◆ Requirements: Copy out exactly the lines spanning the line with "Convert this chart to matplotlib code." to the line with "fig.savefig('out.png', dpi=100)", inclusive, from the data underneath, with no pictures.

◆ Entries:
-- START --
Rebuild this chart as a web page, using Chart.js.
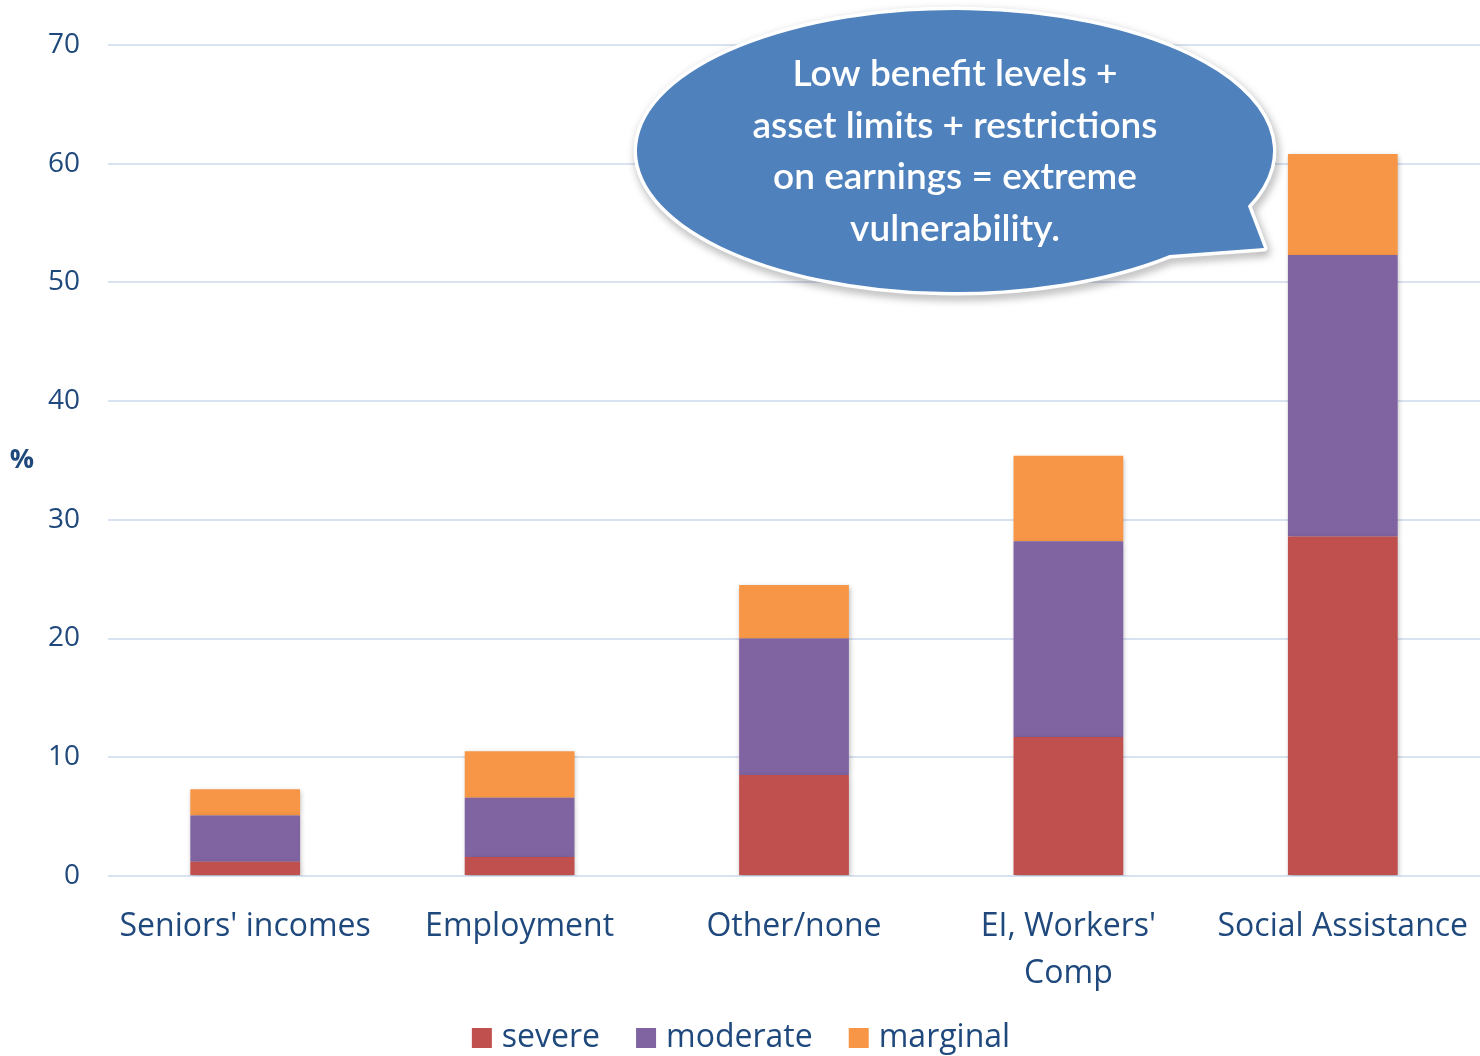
<!DOCTYPE html>
<html>
<head>
<meta charset="utf-8">
<script src="https://cdn.jsdelivr.net/npm/chart.js@4"></script>
<style>
  html, body { margin: 0; padding: 0; background: #fff; }
  #wrap { width: 1480px; height: 1056px; position: relative; }
</style>
</head>
<body>
<div id="wrap"><canvas id="chart"></canvas></div>
<script>
const categories = ["Seniors' incomes", 'Employment', 'Other/none', ["EI, Workers'", 'Comp'], 'Social Assistance'];
const severe   = [1.2, 1.6, 8.5, 11.7, 28.6];
const moderate = [3.9, 5.0, 11.5, 16.5, 23.7];
const marginal = [2.2, 3.9, 4.5, 7.2, 8.5];
const yTicks = [0, 10, 20, 30, 40, 50, 60, 70];
const calloutLines = ['Low benefit levels +', 'asset limits + restrictions', 'on earnings = extreme', 'vulnerability.'];

const textColor = '#1F497D';
const baseFont = 'Open Sans, Noto Sans, sans-serif';

// soft drop shadow under the bars
const barShadow = {
  id: 'barShadow',
  beforeDatasetsDraw(chart) {
    const ctx = chart.ctx;
    ctx.save();
    ctx.shadowColor = 'rgba(0,0,0,0.28)';
    ctx.shadowBlur = 5;
    ctx.shadowOffsetX = 1;
    ctx.shadowOffsetY = 2;
  },
  afterDatasetsDraw(chart) {
    chart.ctx.restore();
  }
};

// "%" unit label left of the y axis
const unitLabel = {
  id: 'unitLabel',
  afterDraw(chart) {
    const ctx = chart.ctx;
    const y = chart.scales.y.getPixelForValue(35);
    ctx.save();
    ctx.fillStyle = textColor;
    ctx.font = 'bold 27px ' + baseFont;
    ctx.textAlign = 'center';
    ctx.textBaseline = 'middle';
    ctx.fillText('%', 22, y);
    ctx.restore();
  }
};

// legend row under the axis labels
const bottomLegend = {
  id: 'bottomLegend',
  afterDraw(chart) {
    const ctx = chart.ctx;
    const box = 20, gapText = 10, gapItem = 36, y = 1038;
    ctx.save();
    ctx.font = '32px ' + baseFont;
    const sets = chart.data.datasets;
    const widths = sets.map(ds => box + gapText + ctx.measureText(ds.label).width);
    const total = widths.reduce((a, b) => a + b, 0) + gapItem * (sets.length - 1);
    let x = chart.width / 2 + 1 - total / 2;
    ctx.textBaseline = 'middle';
    ctx.textAlign = 'left';
    sets.forEach((ds, i) => {
      ctx.fillStyle = ds.backgroundColor;
      ctx.fillRect(x, y - box / 2, box, box);
      ctx.fillStyle = textColor;
      ctx.fillText(ds.label, x + box + gapText, y);
      x += widths[i] + gapItem;
    });
    ctx.restore();
  }
};

// speech bubble with the annotation text
const callout = {
  id: 'callout',
  afterDraw(chart) {
    const ctx = chart.ctx;
    const cx = 955, cy = 151, rx = 318, ry = 141;
    const a0 = 0.83, a1 = 0.40;
    ctx.save();
    ctx.beginPath();
    ctx.ellipse(cx, cy, rx, ry, 0, a0, Math.PI * 2 + a1, false);
    ctx.lineTo(1264, 248);
    ctx.closePath();
    ctx.shadowColor = 'rgba(0,0,0,0.35)';
    ctx.shadowBlur = 8;
    ctx.shadowOffsetX = 2;
    ctx.shadowOffsetY = 4;
    ctx.lineWidth = 7;
    ctx.strokeStyle = '#ffffff';
    ctx.lineJoin = 'round';
    ctx.stroke();
    ctx.shadowColor = 'transparent';
    ctx.fillStyle = '#4F81BD';
    ctx.fill();
    ctx.fillStyle = '#ffffff';
    ctx.font = '600 37px Lato, ' + baseFont;
    ctx.textAlign = 'center';
    ctx.textBaseline = 'middle';
    calloutLines.forEach((line, i) => {
      ctx.fillText(line, cx, 74 + i * 51.7);
    });
    ctx.restore();
  }
};

const ctx = document.getElementById('chart').getContext('2d');
new Chart(ctx, {
  type: 'bar',
  data: {
    labels: categories,
    datasets: [
      { label: 'severe', data: severe, backgroundColor: '#C0504D' },
      { label: 'moderate', data: moderate, backgroundColor: '#8064A2' },
      { label: 'marginal', data: marginal, backgroundColor: '#F79646' }
    ]
  },
  options: {
    responsive: true,
    maintainAspectRatio: false,
    animation: false,
    layout: { padding: { top: 34, right: 0, bottom: 30, left: 0 } },
    datasets: {
      bar: { barPercentage: 0.4, categoryPercentage: 1.0, borderWidth: 0 }
    },
    scales: {
      x: {
        stacked: true,
        grid: { display: false },
        border: { display: false },
        ticks: {
          color: textColor,
          font: { size: 32, family: baseFont, lineHeight: 1.45 },
          padding: 20,
          maxRotation: 0,
          autoSkip: false
        },
        afterFit(scale) {
          scale.height = 150;
          scale.paddingLeft = 0;
          scale.paddingRight = 0;
        }
      },
      y: {
        stacked: true,
        min: 0,
        max: 70,
        afterBuildTicks(scale) { scale.ticks = yTicks.map(v => ({ value: v })); },
        grid: { color: '#D9E2F0', lineWidth: 2, drawTicks: false },
        border: { display: false },
        ticks: {
          color: textColor,
          font: { size: 28, family: baseFont },
          padding: 28
        },
        afterFit(scale) { scale.width = 108; }
      }
    },
    plugins: {
      legend: { display: false },
      tooltip: { enabled: false }
    }
  },
  plugins: [barShadow, unitLabel, bottomLegend, callout]
});
</script>
</body>
</html>
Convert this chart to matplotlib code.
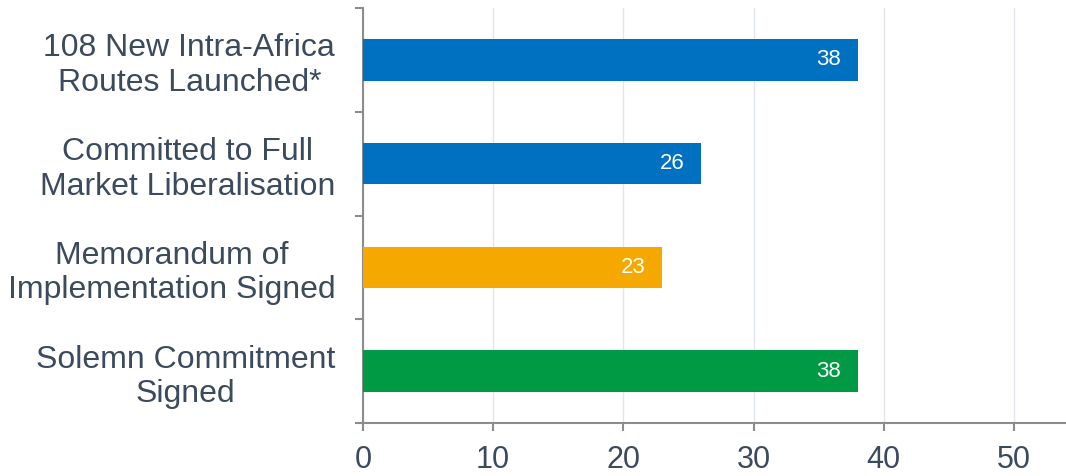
import matplotlib.pyplot as plt

# data (top to bottom as in the chart)
categories = ['108 New Intra-Africa\nRoutes Launched*',
              'Committed to Full\nMarket Liberalisation',
              'Memorandum of\nImplementation Signed',
              'Solemn Commitment\nSigned']
values = [38, 26, 23, 38]
colors = ['#0070C0', '#0070C0', '#F5A800', '#009A44']
x_ticks = [0, 10, 20, 30, 40, 50]

plt.rcParams['font.family'] = ['Liberation Sans', 'DejaVu Sans']
text_col = '#3B4A5C'
axis_col = '#8C8C8C'

fig = plt.figure(figsize=(10.66, 4.76), dpi=100)
ax = fig.add_axes([0.3405, 0.1113, 0.6595, 0.8719])

pos = list(range(len(categories)))
ax.barh(pos, values, height=0.4, color=colors, zorder=3)

# value labels inside bar ends
for p, v in zip(pos, values):
	ax.text(v - 1.3, p, str(v), ha='right', va='center', color='white', fontsize=16, zorder=4)

ax.set_xlim(0, 54)
ax.set_ylim(len(categories) - 0.5, -0.5)
ax.set_xticks(x_ticks)
ax.set_xticklabels([str(t) for t in x_ticks])

ax.set_yticks(pos)
ax.set_yticklabels(categories, multialignment='center')
ax.set_yticks([p - 0.5 for p in pos] + [len(pos) - 0.5], minor=True)
ax.tick_params(axis='y', which='major', length=0, pad=20, labelsize=23, labelcolor=text_col)
ax.tick_params(axis='y', which='minor', length=6, width=1.5, color=axis_col)
ax.tick_params(axis='x', length=6, width=1.5, color=axis_col, labelsize=22, labelcolor=text_col, pad=10)

ax.grid(axis='x', color='#E1E6EE', linewidth=1, zorder=0)
for s in ['top', 'right']:
	ax.spines[s].set_visible(False)
for s in ['left', 'bottom']:
	ax.spines[s].set_color(axis_col)
	ax.spines[s].set_linewidth(1.5)

fig.savefig('out.png', dpi=100)
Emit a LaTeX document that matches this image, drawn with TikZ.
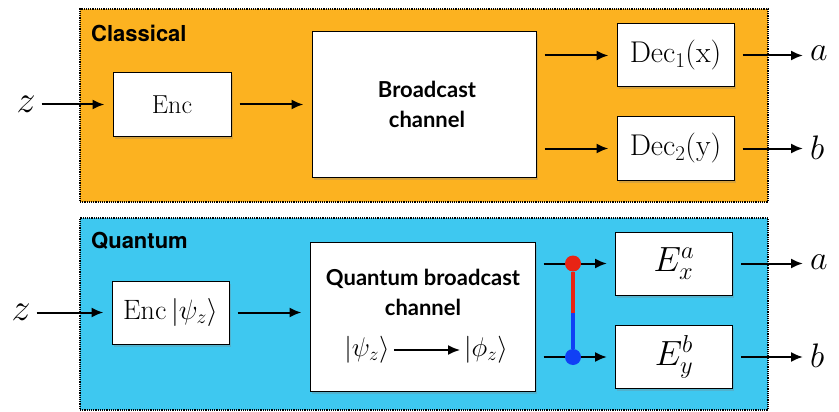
\RequirePackage{fix-cm}
\documentclass[tikz,border=0pt]{standalone}
\usepackage{amsmath,amssymb}
\usepackage{fontspec}
\newfontfamily\headfont{TeX Gyre Heros}
\newfontfamily\chanfont{Lato}
\usepackage{xcolor}
\usepackage{tikz}
\usetikzlibrary{arrows.meta,shadows}

\definecolor{classorange}{RGB}{252,178,32}
\definecolor{quantblue}{RGB}{62,200,240}
\definecolor{dotred}{RGB}{232,36,20}
\definecolor{dotblue}{RGB}{16,64,245}

\begin{document}
\begin{tikzpicture}[x=1pt, y=-1pt, >={Latex[length=12pt,width=10pt]},
    flow/.style={->, line width=2pt, shorten <=8pt, shorten >=8pt},
    frame/.style={draw, densely dotted, line width=1.2pt, inner sep=0pt, minimum width=688pt},
    block/.style={draw, fill=white, line width=1pt, inner sep=0pt,
      drop shadow={opacity=0.3, shadow xshift=1.5pt, shadow yshift=-2.5pt}},
    small/.style={block, minimum width=117pt, minimum height=63pt},
    head/.style={anchor=west, inner sep=0pt, font=\headfont\bfseries\fontsize{22}{26}\selectfont},
    chan/.style={align=center, inner sep=0pt, font=\chanfont\bfseries\fontsize{22}{30}\selectfont},
    io/.style={inner sep=0pt, font=\fontsize{34}{38}\selectfont},
    dot/.style={circle, inner sep=0pt, minimum size=16pt}]

  \useasboundingbox (0,0) rectangle (839,412);

  % classical part
  \node[frame, fill=classorange, minimum height=193pt] (cframe) at (424,105.5) {};
  \node[head] (chead) at (91,33) {Classical};
  \node[io, font=\fontsize{38}{40}\selectfont] (zc) at (26,104.5) {$z$};
  \node[block, minimum width=118pt, minimum height=63pt, font=\fontsize{26}{30}\selectfont] (encc) at (172,104.5) {$\mathrm{Enc}$};
  \node[block, minimum width=224pt, minimum height=145pt] (bcc) at (424,104.5) {};
  \node[chan] (bctext) at (427,104.5) {Broadcast\\channel};
  \node[small, font=\fontsize{30}{34}\selectfont] (dec1) at (675.5,55.5) {$\mathrm{Dec}_1(\mathrm{x})$};
  \node[small, font=\fontsize{30}{34}\selectfont] (dec2) at (675.5,148.5) {$\mathrm{Dec}_2(\mathrm{y})$};
  \node[io, anchor=west] (ac) at (810,53) {$a$};
  \node[io, anchor=west] (bc) at (810,148) {$b$};

  \draw[flow, shorten <=6pt] (zc) -- (encc);
  \draw[flow] (encc) -- (bcc);
  \draw[flow] (bcc.east |- dec1) -- (dec1);
  \draw[flow] (bcc.east |- dec2) -- (dec2);
  \draw[flow, shorten >=7pt] (dec1) -- (dec1 -| ac.west);
  \draw[flow, shorten >=7pt] (dec2) -- (dec2 -| bc.west);

  % quantum part
  \node[frame, fill=quantblue, minimum height=192pt] (qframe) at (424,314) {};
  \node[head] (qhead) at (91,241) {Quantum};
  \node[io, font=\fontsize{38}{40}\selectfont] (zq) at (21,312.5) {$z$};
  \node[block, minimum width=117pt, minimum height=63pt, font=\fontsize{28}{32}\selectfont] (encq) at (170.5,312.5) {$\mathrm{Enc}\,\lvert\psi_z\rangle$};
  \node[block, minimum width=225pt, minimum height=149pt] (qbc) at (422.5,316.5) {};
  \node[chan] (qbtext) at (423,292.5) {Quantum broadcast\\channel};
  \node[inner sep=0pt, font=\fontsize{27}{30}\selectfont] (psi) at (367,350) {$\lvert\psi_z\rangle$};
  \node[inner sep=0pt, font=\fontsize{27}{30}\selectfont] (phi) at (486,350) {$\lvert\phi_z\rangle$};
  \node[small, font=\fontsize{35}{38}\selectfont] (ex) at (674,263.5) {$E_x^a$};
  \node[small, font=\fontsize{35}{38}\selectfont] (ey) at (674,357) {$E_y^b$};
  \node[io, anchor=west] (aq) at (810,262) {$a$};
  \node[io, anchor=west] (bq) at (810,356) {$b$};

  \draw[flow, shorten <=6pt] (zq) -- (encq);
  \draw[flow, shorten <=8pt, shorten >=8pt] (encq.east) -- (encq -| qbc.west);
  \draw[->, line width=1.6pt, shorten <=4pt, shorten >=4pt] (psi) -- (phi);
  \draw[flow] (qbc.east |- ex) -- (ex);
  \draw[flow] (qbc.east |- ey) -- (ey);
  \draw[flow, shorten >=7pt] (ex) -- (ex -| aq.west);
  \draw[flow, shorten >=7pt] (ey) -- (ey -| bq.west);

  % entangled pair
  \coordinate (mid) at (573,313);
  \node[dot, fill=dotred] (da) at (573,263.5) {};
  \node[dot, fill=dotblue] (db) at (573,357) {};
  \draw[dotred, line width=4pt] (da) -- (mid);
  \draw[dotblue, line width=4pt] (mid) -- (db);
\end{tikzpicture}
\end{document}
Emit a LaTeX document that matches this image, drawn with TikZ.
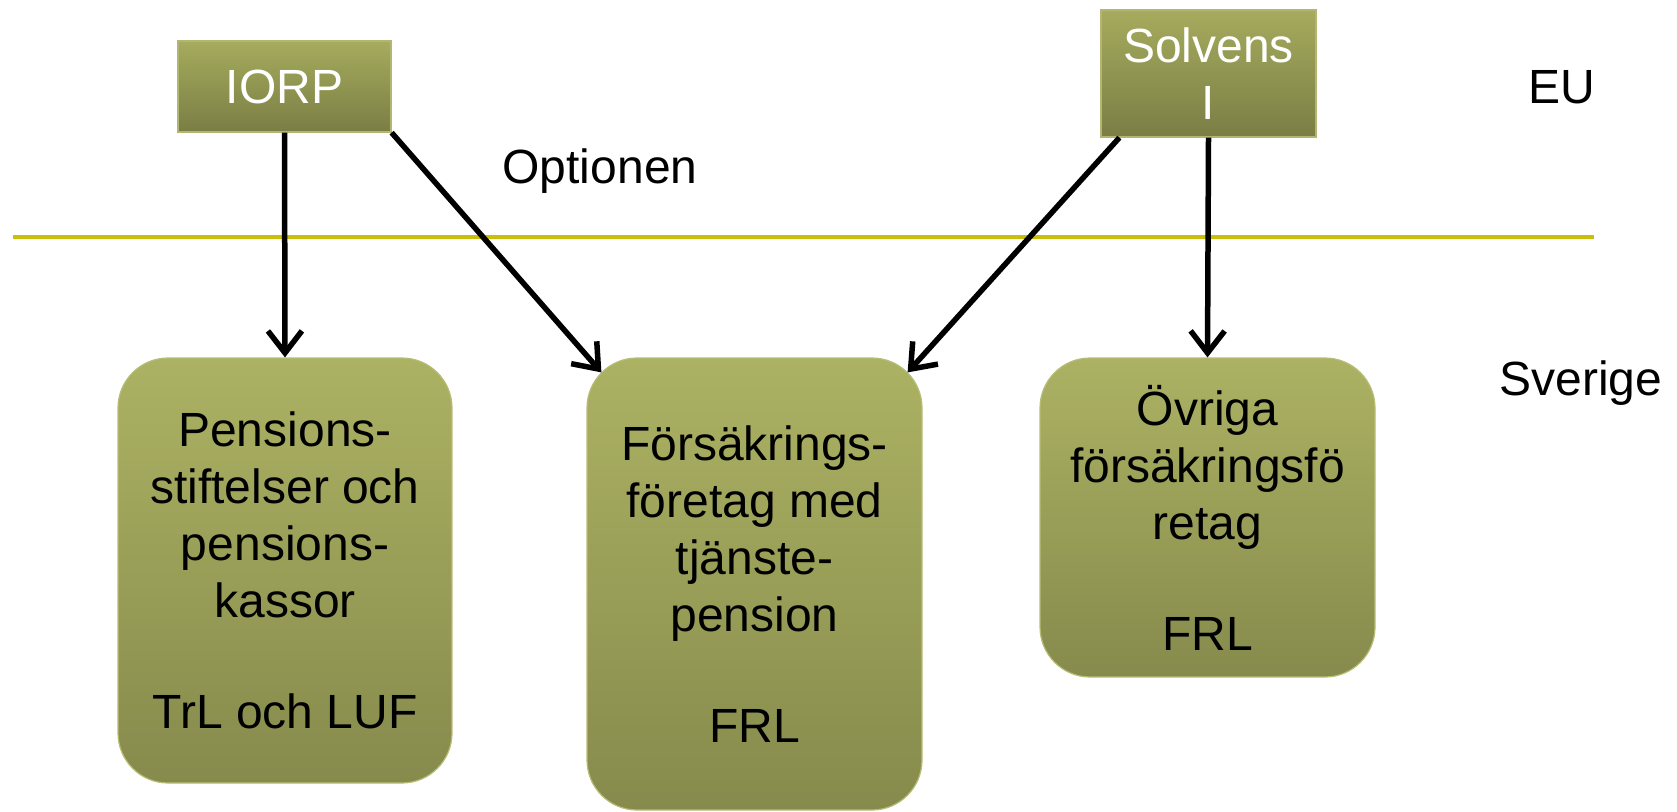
\documentclass[tikz,border=0pt]{standalone}
\usepackage{fontspec}
\setmainfont{Liberation Sans}
\usetikzlibrary{arrows.meta,shadings,calc}
\definecolor{linecol}{RGB}{202,190,10}
\definecolor{smalltop}{RGB}{166,171,94}
\definecolor{smallbot}{RGB}{122,126,68}
\definecolor{smallbord}{RGB}{178,182,112}
\definecolor{bigtop}{RGB}{172,178,99}
\definecolor{bigbot}{RGB}{134,138,76}
\definecolor{bigbord}{RGB}{184,189,118}
\begin{document}
\begin{tikzpicture}[x=1pt,y=-1pt,
  txt/.style={font=\fontsize{48}{57}\selectfont, inner sep=0pt},
  smallbox/.style={txt, text=white, align=center, draw=smallbord, line width=1.2pt,
    top color=smalltop, bottom color=smallbot, inner sep=0pt},
  bigbox/.style={txt, text=black, align=center, draw=bigbord, line width=1.2pt,
    top color=bigtop, bottom color=bigbot, rounded corners=50pt, inner sep=0pt},
  arr/.style={line width=5.5pt, black, -{Straight Barb[length=22pt,width=34pt,line width=5.5pt]}}]
\useasboundingbox (0,0) rectangle (1677,811);
% separator line
\coordinate (la) at (13,237);
\coordinate (lb) at (1594,237);
\draw[linecol, line width=4.5pt] (la) -- (lb);
% EU boxes
\node[smallbox, minimum width=213pt, minimum height=91pt] (iorp) at (284.5,86.5) {IORP};
\node[smallbox, minimum width=215pt, minimum height=127pt] (solv) at (1208.5,73.5) {Solvens\\I};
% Swedish boxes
\node[bigbox, minimum width=334pt, minimum height=425pt] (pens) at (285,570.5)
  {Pensions-\\stiftelser och\\pensions-\\kassor\\[54pt]TrL och LUF};
\node[bigbox, minimum width=335pt, minimum height=452pt] (fors) at (754.5,584)
  {Försäkrings-\\företag med\\tjänste-\\pension\\[54pt]FRL};
\node[bigbox, minimum width=335pt, minimum height=319pt] (ovr) at (1207.5,517.5)
  {Övriga\\försäkringsfö\\retag\\[54pt]FRL};
% labels
\node[txt, anchor=base] (eu) at (1562,103) {EU};
\node[txt, anchor=base] (sve) at (1581,395) {Sverige};
\node[txt, anchor=base] (opt) at (600,183) {Optionen};
% connector end points on rounded corners
\coordinate (fnw) at ($(fors.north west)+(15,15)$);
\coordinate (fne) at ($(fors.north east)+(-15,15)$);
\coordinate (sstart) at ($(solv.south west)+(19,0)$);
% arrows
\draw[arr] (iorp.south) -- (pens.north);
\draw[arr] (iorp.south east) -- (fnw);
\draw[arr] (sstart) -- (fne);
\draw[arr] (solv.south) -- (ovr.north);
\end{tikzpicture}
\end{document}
-- END --
◆ Response to the task:
Convert this chart to matplotlib code.
import matplotlib.pyplot as plt

# data (top to bottom as in the chart)
categories = ['108 New Intra-Africa\nRoutes Launched*',
              'Committed to Full\nMarket Liberalisation',
              'Memorandum of\nImplementation Signed',
              'Solemn Commitment\nSigned']
values = [38, 26, 23, 38]
colors = ['#0070C0', '#0070C0', '#F5A800', '#009A44']
x_ticks = [0, 10, 20, 30, 40, 50]

plt.rcParams['font.family'] = ['Liberation Sans', 'DejaVu Sans']
text_col = '#3B4A5C'
axis_col = '#8C8C8C'

fig = plt.figure(figsize=(10.66, 4.76), dpi=100)
ax = fig.add_axes([0.3405, 0.1113, 0.6595, 0.8719])

pos = list(range(len(categories)))
ax.barh(pos, values, height=0.4, color=colors, zorder=3)

# value labels inside bar ends
for p, v in zip(pos, values):
	ax.text(v - 1.3, p, str(v), ha='right', va='center', color='white', fontsize=16, zorder=4)

ax.set_xlim(0, 54)
ax.set_ylim(len(categories) - 0.5, -0.5)
ax.set_xticks(x_ticks)
ax.set_xticklabels([str(t) for t in x_ticks])

ax.set_yticks(pos)
ax.set_yticklabels(categories, multialignment='center')
ax.set_yticks([p - 0.5 for p in pos] + [len(pos) - 0.5], minor=True)
ax.tick_params(axis='y', which='major', length=0, pad=20, labelsize=23, labelcolor=text_col)
ax.tick_params(axis='y', which='minor', length=6, width=1.5, color=axis_col)
ax.tick_params(axis='x', length=6, width=1.5, color=axis_col, labelsize=22, labelcolor=text_col, pad=10)

ax.grid(axis='x', color='#E1E6EE', linewidth=1, zorder=0)
for s in ['top', 'right']:
	ax.spines[s].set_visible(False)
for s in ['left', 'bottom']:
	ax.spines[s].set_color(axis_col)
	ax.spines[s].set_linewidth(1.5)

fig.savefig('out.png', dpi=100)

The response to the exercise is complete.